Troubleshooting Common Chip Evacuation Problems

Problem: Chips Wrapping Around Workpiece or Tool

Possible Solutions:

- Increase feed rate to produce thicker chips

- Use a more aggressive chipbreaker geometry

- Adjust cutting speed

- Implement peck turning cycles

- Use high-pressure coolant to break chips

Problem: Excessive Chip Accumulation in Machine

Possible Solutions:

- Increase conveyor speed or capacity

- Add secondary chip removal mechanisms

- Implement more frequent manual clearing

- Reduce depth of cut and increase feed rate to produce more manageable chips

Problem: Poor Surface Finish Due to Recutting Chips

Possible Solutions:

- Improve coolant direction and flow

- Increase chip evacuation system effectiveness

- Adjust toolpath to move chips away from cutting zone

- Use air blast to clear chips when coolant isn't appropriate

Future Trends in Chip Evacuation Technology

1. Smart Conveyor Systems: Incorporating sensors to detect jams or overload conditions automatically.
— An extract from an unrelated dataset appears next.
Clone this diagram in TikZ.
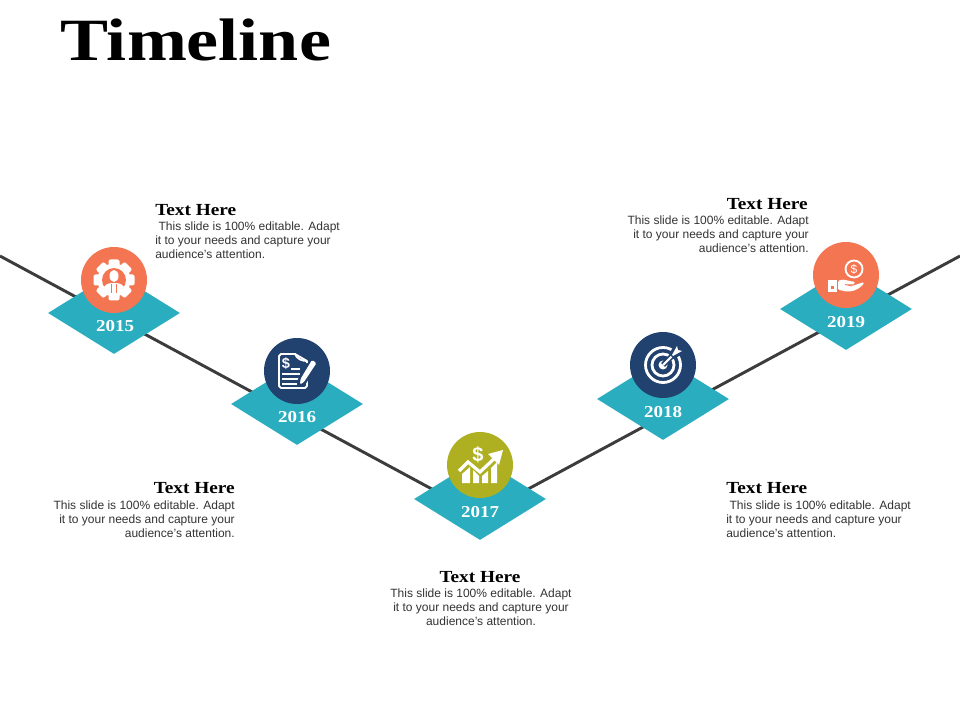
\documentclass[tikz,border=0pt]{standalone}
\usepackage{fontspec}
\setmainfont{Liberation Sans}
\newfontfamily\headfont[FakeStretch=1.2]{Liberation Serif}
\newfontfamily\smallhead[FakeStretch=1.14]{Liberation Serif}
\usetikzlibrary{shapes.geometric}
\definecolor{teal1}{HTML}{2AADBF}
\definecolor{coral}{HTML}{F37552}
\definecolor{navy}{HTML}{21416E}
\definecolor{olive}{HTML}{AEB021}
\definecolor{linegrey}{HTML}{3C3C3C}
\definecolor{bodygrey}{HTML}{333333}
\tikzset{
  yeardiamond/.style={diamond,aspect=1.61,fill=teal1,minimum width=99pt,minimum height=61.5pt,inner sep=0pt},
  disc/.style={circle,minimum size=49.5pt,inner sep=0pt},
  yearlabel/.style={font=\smallhead\bfseries\fontsize{12.5}{14}\selectfont,text=white,inner sep=0pt},
  head/.style={font=\smallhead\bfseries\fontsize{12.7}{15}\selectfont,text=black,inner sep=0pt},
  bodyl/.style={font=\fontsize{9}{10.5}\selectfont,text=bodygrey,align=left,inner sep=0pt},
  bodyr/.style={font=\fontsize{9}{10.5}\selectfont,text=bodygrey,align=right,inner sep=0pt},
  bodyc/.style={font=\fontsize{9}{10.5}\selectfont,text=bodygrey,align=center,inner sep=0pt},
  trail/.style={draw=linegrey,line width=2.2pt},
  ico/.style={draw=white,line width=1.4pt,fill=none}
}
\begin{document}
\begin{tikzpicture}[x=0.75pt,y=-0.75pt]
\useasboundingbox (0,0) rectangle (960,720);
\fill[white] (0,0) rectangle (960,720);
\node[anchor=west,inner sep=0pt,font=\headfont\bfseries\fontsize{45}{47}\selectfont] (title) at (60,40) {Timeline};
\coordinate (ls) at (0,256);
\coordinate (lv) at (480,515);
\coordinate (le) at (960,256);
\draw[trail] (ls) -- (lv) -- (le);
% diamonds
\node[yeardiamond] (d15) at (114,313) {};
\node[yeardiamond] (d16) at (297,404) {};
\node[yeardiamond] (d17) at (480,499) {};
\node[yeardiamond] (d18) at (663,399) {};
\node[yeardiamond] (d19) at (846,309) {};
% discs
\node[disc,fill=coral] (c15) at (114,280) {};
\node[disc,fill=navy] (c16) at (297,371) {};
\node[disc,fill=olive] (c17) at (480,465) {};
\node[disc,fill=navy] (c18) at (663,365) {};
\node[disc,fill=coral] (c19) at (846,275) {};
% years
\node[yearlabel] (y15) at (115,326) {2015};
\node[yearlabel] (y16) at (297,417) {2016};
\node[yearlabel] (y17) at (480,512) {2017};
\node[yearlabel] (y18) at (663,412) {2018};
\node[yearlabel] (y19) at (846,322) {2019};
% text blocks
\node[head,anchor=west] (h15) at (155,210) {Text Here};
\node[bodyl,anchor=north west] (b15) at (155,222) {\ This slide is 100\% editable. Adapt\\it to your needs and capture your\\audience's attention.};
\node[head,anchor=east] (h16) at (235,488) {Text Here};
\node[bodyr,anchor=north east] (b16) at (235,501) {This slide is 100\% editable. Adapt\\it to your needs and capture your\\audience's attention.};
\node[head] (h17) at (480,577) {Text Here};
\node[bodyc,anchor=north] (b17) at (481,589) {This slide is 100\% editable. Adapt\\it to your needs and capture your\\audience's attention.};
\node[head,anchor=west] (h18) at (726,488) {Text Here};
\node[bodyl,anchor=north west] (b18) at (726,501) {\ This slide is 100\% editable. Adapt\\it to your needs and capture your\\audience's attention.};
\node[head,anchor=east] (h19) at (808,204) {Text Here};
\node[bodyr,anchor=north east] (b19) at (809,216) {This slide is 100\% editable. Adapt\\it to your needs and capture your\\audience's attention.};
% icon 2015: gear + person
\begin{scope}[shift={(c15)}]
  \foreach \a in {0,45,...,315}
    \fill[white,rotate=\a,rounded corners=1.5pt] (-5.5,-20.5) rectangle (5.5,-10);
  \fill[white] (0,0) circle (16.5);
  \fill[coral] (0,0) circle (12);
  \fill[white] (0,-4) ellipse (4.5 and 6);
  \fill[white] (-10,7) .. controls (-8,3.5) and (-4,3) .. (0,3) .. controls (4,3) and (8,3.5) .. (10,7) -- (6,12) -- (-6,12) -- cycle;
  \draw[coral,line width=.7pt] (-2.5,4) -- (-2.5,13) (2.5,4) -- (2.5,13);
\end{scope}
% icon 2016: document + pen
\begin{scope}[shift={(c16)}]
  \draw[ico,line join=round] (10,6) -- (10,15) -- (8,17) -- (-16,17) -- (-18,15) -- (-18,-15) -- (-16,-17) -- (-2,-17) .. controls (0,-12) and (5,-10) .. (10,-10) -- (10,-8);
  \draw[ico] (-2,-17) -- (10,-10);
  \node[text=white,inner sep=0pt,font=\bfseries\fontsize{11}{11}\selectfont] (dollar16) at (-11,-7) {\$};
  \draw[ico] (-6,-2) -- (3,-2) (-15,3) -- (3,3) (-15,8) -- (2,8) (-15,13) -- (0,13);
  \fill[navy] (14,-13) -- (22,-8) -- (8,14) -- (0,15) -- (1,8) -- cycle;
  \fill[white,rounded corners=1pt] (15,-11) -- (19.5,-8) -- (7,11) -- (3,13.5) -- (3.5,8) -- cycle;
\end{scope}
% icon 2017: chart + arrow + dollar
\begin{scope}[shift={(c17)}]
  \fill[white] (-18,18) -- (-18,9) -- (-10,2) -- (-10,18) -- cycle;
  \fill[white] (-7,18) -- (-7,5) -- (-1,11) -- (-1,18) -- cycle;
  \fill[white] (2,18) -- (2,11) -- (8,6) -- (8,18) -- cycle;
  \fill[white] (11,18) -- (11,3) -- (17,-3) -- (17,18) -- cycle;
  \draw[white,line width=2.4pt] (-21,6) -- (-12,-3) -- (0,7) -- (17,-9);
  \fill[white] (23,-15) -- (19,0) -- (8,-11) -- cycle;
  \node[text=white,inner sep=0pt,font=\bfseries\fontsize{15}{15}\selectfont] (dollar17) at (-2,-10) {\$};
\end{scope}
% icon 2018: target
\begin{scope}[shift={(c18)}]
  \draw[white,line width=2.1pt] (0,0) circle (17.5);
  \draw[white,line width=2.1pt] (0,0) circle (11);
  \fill[white] (0,0) circle (4.5);
  \draw[navy,line width=4pt] (0,0) -- (18,-18);
  \draw[white,line width=1.6pt] (0,0) -- (14,-14);
  \fill[navy] (6,-11) -- (12,-21) -- (15,-21) -- (21,-15) -- (21,-12) -- (11,-6) -- cycle;
  \fill[white] (9,-10) -- (14,-19) -- (15,-15) -- (19,-14) -- (10,-9) -- cycle;
\end{scope}
% icon 2019: hand + coin
\begin{scope}[shift={(c19)}]
  \draw[white,line width=1.4pt] (8,-6) circle (8.5);
  \node[text=white,inner sep=0pt,font=\fontsize{9}{9}\selectfont] (dollar19) at (8,-6) {\$};
  \fill[white] (-18,5) rectangle (-9.5,17);
  \fill[coral] (-15.5,11) rectangle (-12.5,14);
  \fill[white,rounded corners=1pt] (-8,6) .. controls (-4,4) and (0,5) .. (3,6) -- (7,6.5) .. controls (9,7) and (9,9) .. (6,9.5) -- (-1,9.5) -- (6,11) -- (18,7) .. controls (17,11) and (10,16) .. (3,16.5) .. controls (-2,16.5) and (-5,15) .. (-8,15) -- cycle;
  \draw[coral,line width=.6pt] (-1,9.5) -- (6,11);
\end{scope}
\end{tikzpicture}
\end{document}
2. AI-Assisted Chip Control: Machine learning systems that optimize cutting parameters in real-time for ideal chip formation.

3. Advanced Filtration: Self-cleaning systems that maintain optimal coolant conditions for chip flushing.

4. Robotic Chip Handling: Automated systems for removing and sorting chips directly from the machining area.

5. Improved Tool Coatings: Nano-coatings that reduce chip adhesion to cutting tools.

Conclusion

Effective chip evacuation in heavy lathe operations requires a systematic approach that considers machine design, tooling selection, cutting parameters, coolant application, and maintenance practices. By understanding the fundamentals of chip formation and implementing the strategies outlined in this guide, manufacturers can significantly improve machining efficiency, tool life, surface finish quality, and workplace safety.

The most successful operations combine proper equipment selection with careful process optimization and consistent maintenance. As heavy machining continues to push boundaries with new materials and higher productivity demands, innovative chip control solutions will remain essential for maintaining competitive advantage in precision manufacturing.